Male Self Driving Car Engineers!! Now’s your chance!
The engineering culture at Uber is sexist. This is a culture issue, not a women’s issue. It is something women can’t change. The men have to change for change to happen.
Now’s your chance to make a change in engineering culture to make the culture welcoming and nurturing so the other half of the human engineering talent pool can contribute to self driving car technologies.
Overwhelmingly, I have felt the men engineers around me (once they figure out I’m smart — see “assume competence” below) to be very helpful, respectful, and supportive. (Especially my fellow Udacity SDC students!) Overwhelmingly, I feel that men want women in engineering fields. Yet men seem lost about what to do next — but we do need your active help.
Here are some places to start.
Educate yourself
Don’t just say you want more women, but learn about what drives women out of engineering. If you don’t know what Imposter Syndrome, Stereotype Threat, or the Leaky Pipeline is, now’s a great time to read up. Some other terms to Google: emotional labor, Bechdel Test, Finkbeiner Test.
These topics are becoming well researched, so if you like geeking out on scientific studies (what geek doesn’t??) there are some great ones out there on those topics.
Some other eye openers: women’s performance drops when opposite men (you can put effort into putting women more at ease in professional settings), women don’t get credit when collaborating with men (you can help others give credit where due), and my personal favorite: men who harass women are literally losers.
Also, here’s a nice “man to man” discussion about the myths of equality.
Shy around women?
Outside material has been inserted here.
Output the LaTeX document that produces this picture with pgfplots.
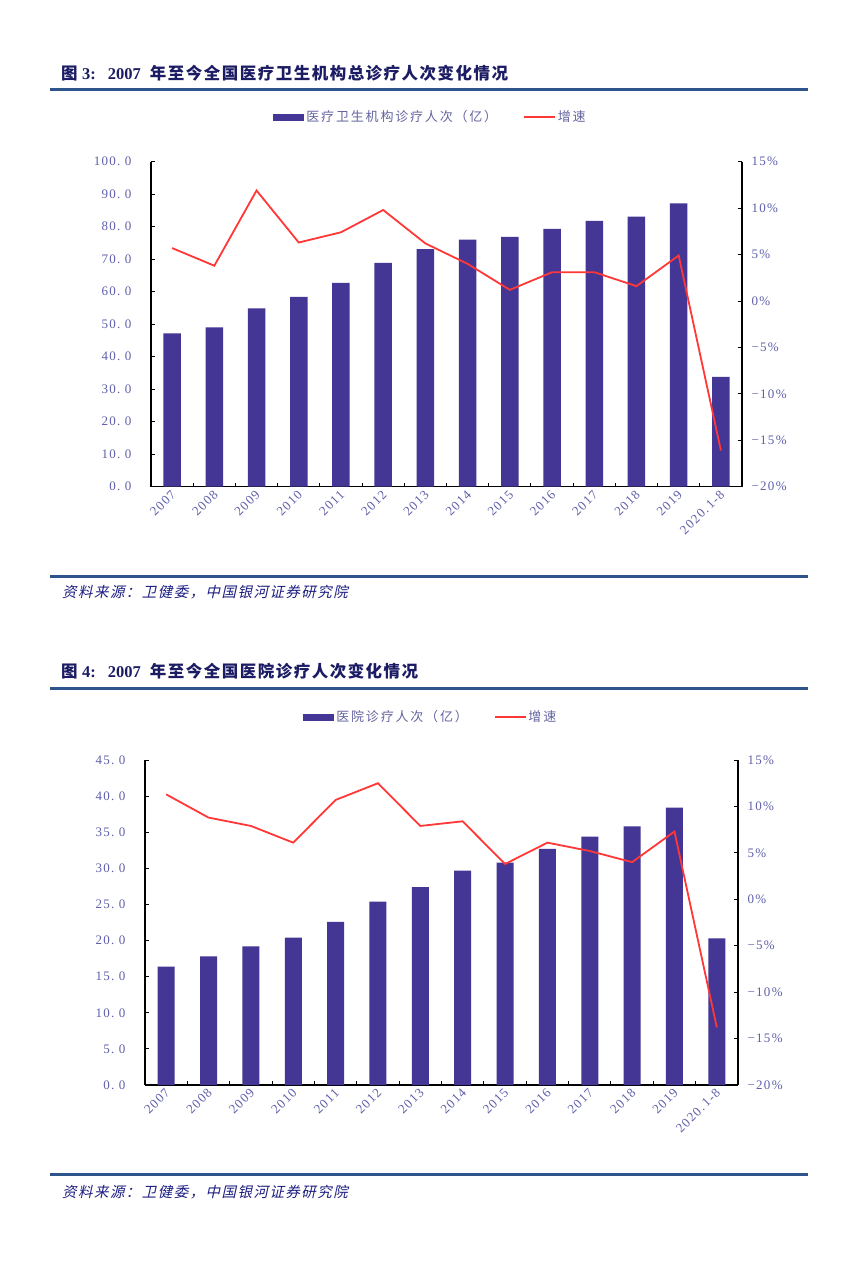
\documentclass[border=0pt]{standalone}
\usepackage{pgfplots}
\usepackage{pgfplotstable}
\pgfplotsset{compat=1.18}
\usepackage{fontspec}
\setmainfont{Liberation Serif}
\newfontfamily\tickf[LetterSpace=10]{Liberation Serif}
\newfontfamily\cjkt[LetterSpace=9]{Noto Sans CJK SC}
\newfontfamily\cjkl[LetterSpace=14]{Noto Sans CJK SC}
\newfontfamily\cjks[LetterSpace=10,FakeSlant=0.22]{Noto Sans CJK SC}

\definecolor{barc}{RGB}{67,54,148}
\definecolor{linec}{RGB}{255,55,55}
\definecolor{tickc}{RGB}{95,95,170}
\definecolor{titlec}{RGB}{28,28,100}
\definecolor{rulec}{RGB}{45,85,140}
\definecolor{srcc}{RGB}{30,30,130}
\definecolor{legc}{RGB}{100,100,160}

\pgfplotstableread{
x v g
0 47.2 5.7
1 49.0 3.8
2 54.9 11.9
3 58.4 6.3
4 62.7 7.4
5 68.9 9.8
6 73.1 6.2
7 76.0 4.0
8 76.9 1.2
9 79.3 3.1
10 81.8 3.1
11 83.1 1.6
12 87.2 4.9
13 33.8 -16.1
}\dataA

\pgfplotstableread{
x v g
0 16.4 11.3
1 17.8 8.8
2 19.2 7.9
3 20.4 6.1
4 22.6 10.7
5 25.4 12.5
6 27.4 7.9
7 29.7 8.4
8 30.8 3.8
9 32.7 6.1
10 34.4 5.2
11 35.8 4.0
12 38.4 7.3
13 20.3 -13.8
}\dataB

\pgfplotsset{
  basestyle/.style={
    scale only axis, xmin=-0.5, xmax=13.5,
    tick align=inside, major tick length=4pt, minor tick length=4pt,
    axis line style={black, line width=1.2pt},
    tick style={black, line width=0.9pt},
    ticklabel style={font=\tickf\fontsize{13}{15}\selectfont, text=tickc},
  },
  baraxis/.style={
    basestyle,
    axis x line*=bottom, axis y line*=left,
    ymin=0,
    xtick={0,...,13},
    xticklabels={2007,2008,2009,2010,2011,2012,2013,2014,2015,2016,2017,2018,2019,{2020.\,1-8}},
    major x tick style={draw=none},
    minor xtick={0.5,1.5,...,12.5},
    xticklabel style={rotate=45, anchor=east, xshift=-2pt, yshift=-5pt, inner sep=1pt},
    yticklabel style={xshift=-16pt},
    legend columns=2,
    legend style={draw=none, fill=none, font=\cjkl\fontsize{13}{15}\selectfont, text=legc,
      /tikz/every even column/.append style={column sep=24pt},
      cells={anchor=west}},
  },
  lineaxis/.style={
    basestyle,
    axis y line*=right, axis x line=none,
    ymin=-20, ymax=15,
    ytick={-20,-15,...,15},
    yticklabels={−20\%,−15\%,−10\%,−5\%,0\%,5\%,10\%,15\%},
    yticklabel style={xshift=6pt},
  },
  barleg/.style={legend image code/.code={\fill[barc] (0pt,-3.5pt) rectangle (31pt,3.5pt);}},
  lineleg/.style={legend image code/.code={\draw[linec, line width=1.6pt] (0pt,0pt) -- (31pt,0pt);}},
}

\begin{document}
\begin{tikzpicture}[x=1pt,y=1pt]
\fill[white] (0,0) rectangle (866,-1270);

% ---------- Chart 3 ----------
\node[anchor=west, text=titlec, inner sep=0pt] at (61,-73)
  {\fontsize{16.5}{18}\selectfont{\cjkt\bfseries 图}\hspace{3pt}\textbf{3:}\hspace{12pt}\textbf{2007}\hspace{9pt}{\cjkt\bfseries 年至今全国医疗卫生机构总诊疗人次变化情况}};
\draw[rulec, line width=3pt] (50,-89) -- (808,-89);

\begin{axis}[baraxis, at={(151pt,-486.7pt)}, anchor=south west, width=591pt, height=325pt,
  ymax=100, ytick={0,10,...,100},
  yticklabels={0.\ 0,10.\ 0,20.\ 0,30.\ 0,40.\ 0,50.\ 0,60.\ 0,70.\ 0,80.\ 0,90.\ 0,100.\ 0},
  legend style={at={(0.473,1.1375)}, anchor=center}]
\addplot[ybar, bar width=17.5pt, fill=barc, draw=none, barleg] table[x=x,y=v]{\dataA};
\addlegendentry{医疗卫生机构诊疗人次（亿）}
\addlegendimage{lineleg}
\addlegendentry{增速}
\end{axis}
\begin{axis}[lineaxis, at={(151pt,-486.7pt)}, anchor=south west, width=591pt, height=325pt]
\addplot[linec, line width=1.8pt, mark=none] table[x=x,y=g]{\dataA};
\end{axis}

\draw[rulec, line width=3pt] (50,-576) -- (808,-576);
\node[anchor=west, text=srcc, inner sep=0pt] at (62,-592)
  {\cjks\fontsize{14.5}{16}\selectfont 资料来源：卫健委，中国银河证券研究院};

% ---------- Chart 4 ----------
\node[anchor=west, text=titlec, inner sep=0pt] at (61,-671)
  {\fontsize{16.5}{18}\selectfont{\cjkt\bfseries 图}\hspace{3pt}\textbf{4:}\hspace{12pt}\textbf{2007}\hspace{9pt}{\cjkt\bfseries 年至今全国医院诊疗人次变化情况}};
\draw[rulec, line width=3pt] (50,-688) -- (808,-688);

\begin{axis}[baraxis, at={(145pt,-1085pt)}, anchor=south west, width=593pt, height=325pt,
  ymax=45, ytick={0,5,...,45},
  yticklabels={0.\ 0,5.\ 0,10.\ 0,15.\ 0,20.\ 0,25.\ 0,30.\ 0,35.\ 0,40.\ 0,45.\ 0},
  legend style={at={(0.482,1.132)}, anchor=center}]
\addplot[ybar, bar width=17pt, fill=barc, draw=none, barleg] table[x=x,y=v]{\dataB};
\addlegendentry{医院诊疗人次（亿）}
\addlegendimage{lineleg}
\addlegendentry{增速}
\end{axis}
\begin{axis}[lineaxis, at={(145pt,-1085pt)}, anchor=south west, width=593pt, height=325pt]
\addplot[linec, line width=1.8pt, mark=none] table[x=x,y=g]{\dataB};
\end{axis}

\draw[rulec, line width=3pt] (50,-1174) -- (808,-1174);
\node[anchor=west, text=srcc, inner sep=0pt] at (62,-1192)
  {\cjks\fontsize{14.5}{16}\selectfont 资料来源：卫健委，中国银河证券研究院};
\end{tikzpicture}
\end{document}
Suck it up.
That’s what change is about: working for it.
I get it. I’ve been around shy geeky guys all my career. I’m a shy geeky girl in a hostile culture. I’ve had to suck it up.
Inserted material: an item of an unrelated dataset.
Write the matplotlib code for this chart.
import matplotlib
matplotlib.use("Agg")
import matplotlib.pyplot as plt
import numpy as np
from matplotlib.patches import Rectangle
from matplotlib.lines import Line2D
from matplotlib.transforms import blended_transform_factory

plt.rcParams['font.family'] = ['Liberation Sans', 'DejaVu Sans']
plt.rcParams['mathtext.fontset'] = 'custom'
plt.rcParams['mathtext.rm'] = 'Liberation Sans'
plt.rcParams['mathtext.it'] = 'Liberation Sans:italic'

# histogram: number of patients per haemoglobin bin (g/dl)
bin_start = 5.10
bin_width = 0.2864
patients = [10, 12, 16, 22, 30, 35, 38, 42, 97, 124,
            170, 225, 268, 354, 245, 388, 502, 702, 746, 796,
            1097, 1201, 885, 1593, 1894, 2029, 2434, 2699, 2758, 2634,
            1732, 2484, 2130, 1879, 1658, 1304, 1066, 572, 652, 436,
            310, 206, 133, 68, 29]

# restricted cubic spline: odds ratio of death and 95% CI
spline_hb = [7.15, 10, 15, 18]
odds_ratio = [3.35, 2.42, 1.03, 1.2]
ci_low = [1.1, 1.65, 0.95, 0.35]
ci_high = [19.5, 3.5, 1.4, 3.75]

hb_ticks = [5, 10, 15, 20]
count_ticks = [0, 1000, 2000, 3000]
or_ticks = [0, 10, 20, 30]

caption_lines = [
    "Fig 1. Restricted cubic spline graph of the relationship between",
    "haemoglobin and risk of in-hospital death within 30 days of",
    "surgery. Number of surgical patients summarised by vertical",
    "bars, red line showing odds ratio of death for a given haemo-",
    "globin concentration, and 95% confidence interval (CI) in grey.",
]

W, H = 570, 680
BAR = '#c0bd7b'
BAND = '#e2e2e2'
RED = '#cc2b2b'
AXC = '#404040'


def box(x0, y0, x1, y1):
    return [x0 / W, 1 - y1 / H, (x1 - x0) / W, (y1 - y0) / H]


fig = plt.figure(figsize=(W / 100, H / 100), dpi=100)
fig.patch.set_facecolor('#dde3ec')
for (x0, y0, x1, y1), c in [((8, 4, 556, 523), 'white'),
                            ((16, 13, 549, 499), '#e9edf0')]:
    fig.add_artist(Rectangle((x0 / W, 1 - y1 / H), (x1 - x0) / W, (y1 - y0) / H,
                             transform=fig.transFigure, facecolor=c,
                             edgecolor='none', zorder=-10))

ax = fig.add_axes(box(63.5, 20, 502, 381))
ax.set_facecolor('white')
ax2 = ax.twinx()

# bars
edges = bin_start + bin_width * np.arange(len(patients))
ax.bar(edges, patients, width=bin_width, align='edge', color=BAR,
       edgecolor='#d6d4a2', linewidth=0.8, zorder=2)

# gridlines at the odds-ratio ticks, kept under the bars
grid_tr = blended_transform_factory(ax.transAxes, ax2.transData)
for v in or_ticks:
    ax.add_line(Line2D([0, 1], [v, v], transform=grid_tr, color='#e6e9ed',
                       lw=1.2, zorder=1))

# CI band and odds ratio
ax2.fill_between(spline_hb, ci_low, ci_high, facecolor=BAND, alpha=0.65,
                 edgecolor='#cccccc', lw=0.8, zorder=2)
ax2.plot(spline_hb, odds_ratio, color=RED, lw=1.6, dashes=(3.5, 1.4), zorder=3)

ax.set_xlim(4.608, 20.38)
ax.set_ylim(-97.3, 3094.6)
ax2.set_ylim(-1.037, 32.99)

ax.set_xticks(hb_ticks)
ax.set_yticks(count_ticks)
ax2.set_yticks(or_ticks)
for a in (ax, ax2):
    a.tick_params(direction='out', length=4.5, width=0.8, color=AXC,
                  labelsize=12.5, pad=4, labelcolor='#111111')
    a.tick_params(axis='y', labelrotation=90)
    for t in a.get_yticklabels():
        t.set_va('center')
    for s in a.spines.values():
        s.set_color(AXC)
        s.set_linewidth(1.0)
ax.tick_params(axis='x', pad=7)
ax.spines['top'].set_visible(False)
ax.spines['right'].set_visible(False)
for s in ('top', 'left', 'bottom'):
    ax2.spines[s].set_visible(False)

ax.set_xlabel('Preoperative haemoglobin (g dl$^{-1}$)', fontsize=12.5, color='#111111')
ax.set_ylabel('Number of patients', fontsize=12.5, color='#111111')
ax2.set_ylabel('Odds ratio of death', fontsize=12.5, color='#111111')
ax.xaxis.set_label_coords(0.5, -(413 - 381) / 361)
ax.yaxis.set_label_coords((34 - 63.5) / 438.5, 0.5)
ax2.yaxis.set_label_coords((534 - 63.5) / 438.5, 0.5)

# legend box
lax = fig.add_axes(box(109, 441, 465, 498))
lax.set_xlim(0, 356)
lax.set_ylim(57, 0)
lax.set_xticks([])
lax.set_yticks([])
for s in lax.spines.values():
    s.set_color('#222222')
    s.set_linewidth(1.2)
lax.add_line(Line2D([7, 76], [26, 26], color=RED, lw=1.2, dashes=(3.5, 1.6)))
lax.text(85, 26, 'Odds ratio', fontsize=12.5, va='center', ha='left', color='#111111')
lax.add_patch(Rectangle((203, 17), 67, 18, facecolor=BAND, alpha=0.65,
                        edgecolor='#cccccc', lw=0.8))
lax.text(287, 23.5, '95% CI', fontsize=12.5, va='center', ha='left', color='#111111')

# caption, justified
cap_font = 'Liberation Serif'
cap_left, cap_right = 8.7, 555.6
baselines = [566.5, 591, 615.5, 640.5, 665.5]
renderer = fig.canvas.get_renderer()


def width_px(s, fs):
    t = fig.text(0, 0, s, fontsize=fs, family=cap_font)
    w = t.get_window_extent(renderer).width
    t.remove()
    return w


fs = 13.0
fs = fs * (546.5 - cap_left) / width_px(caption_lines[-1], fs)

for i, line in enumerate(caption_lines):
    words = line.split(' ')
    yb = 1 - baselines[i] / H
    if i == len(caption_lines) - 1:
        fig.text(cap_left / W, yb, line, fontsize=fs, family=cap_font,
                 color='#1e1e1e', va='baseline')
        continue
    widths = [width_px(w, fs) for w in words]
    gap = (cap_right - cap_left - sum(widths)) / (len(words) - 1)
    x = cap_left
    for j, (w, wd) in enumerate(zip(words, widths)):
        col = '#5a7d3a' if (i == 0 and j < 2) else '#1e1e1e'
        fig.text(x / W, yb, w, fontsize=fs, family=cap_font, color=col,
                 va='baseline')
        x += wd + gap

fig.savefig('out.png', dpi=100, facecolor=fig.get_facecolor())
The difference is I can’t change the culture by being friendly. You men can.
You know how it feels when you feel out of place in a room, and finally someone comes up to you and starts talking about technical stuff — ah, you’re in your element!
Be that person and make a shy geeky engineer woman feel comfortable.
Speak out when you see sexism
This is something men can do but women can’t.
Nothing more exhausting than watching a man tell a woman she’s wrong calling out a sexist act. Like it or not, that dude will listen to you.
What more do I need to say? Call it when you see it.
Assume competence
I’ve written about this elsewhere, but it can’t be stressed more: don’t treat the women like they’re the girlfriend/wife even if they are. If a woman is listening to the conversation, she probably understands it.
Start high, assume competence, and don’t dumb things down if she asks a dumb question. Simply make her feel safe to ask questions. Asking questions is the key to becoming smart, but so often if we ask a question, men engineers assume we’re dumb.
Don’t be that guy.
Make sure women get heard
I read about how the women in the Obama administration conspired to help each other get heard. When a woman spoke, another woman would reiterate and give credit. If a man presented an idea originally presented by a woman, other women would redirect credit back.
These are things men can also do for women. Pay attention.
Help make sure women are heard, that they’re not interrupted, and that they get credit for their ideas.
When women have a harder time contributing or getting credit, it’s a positive feedback loop that perpetuates that women don’t contribute.
Encourage women around you
Women have a disproportionate serving of discouragement. In my youth, I literally saw my failures as proof that I couldn’t succeed because I was a woman. Men simply didn’t go through that gender self questioning. (Stereotype Threat has plagued me throughout my career.)
It’s hard for us. We need encouragement to keep going against the tide pushing us away from engineering.
Put extra effort into encouraging the women engineers around you. Point out our successes. Tell us when you learn something from us.
Being mindful of the positive contributions of women around you helps increase how others value women’s contributions.
“Great men make those around them feel like they are also great.”
Feeling smart by making others feel dumb is stealing. But making others feel smarter enables the world to accomplish more.
Doing these doesn’t just help women, it helps all engineers
Accommodations that remove barriers for one group tend to also help everyone. How many times have you used a wheelchair ramp?
A toxic culture harms everyone.
Culture is both what you absorb from a group and what you contribute to it. Put effort into making a great culture where you are, and fight against toxic culture.
Uber’s sexist culture coming to light is a good time to check the culture around you, and make the changes you men have the power to make.
This is not a time to shake your head and walk away. It is time to make a difference and make the world a better place for all of us.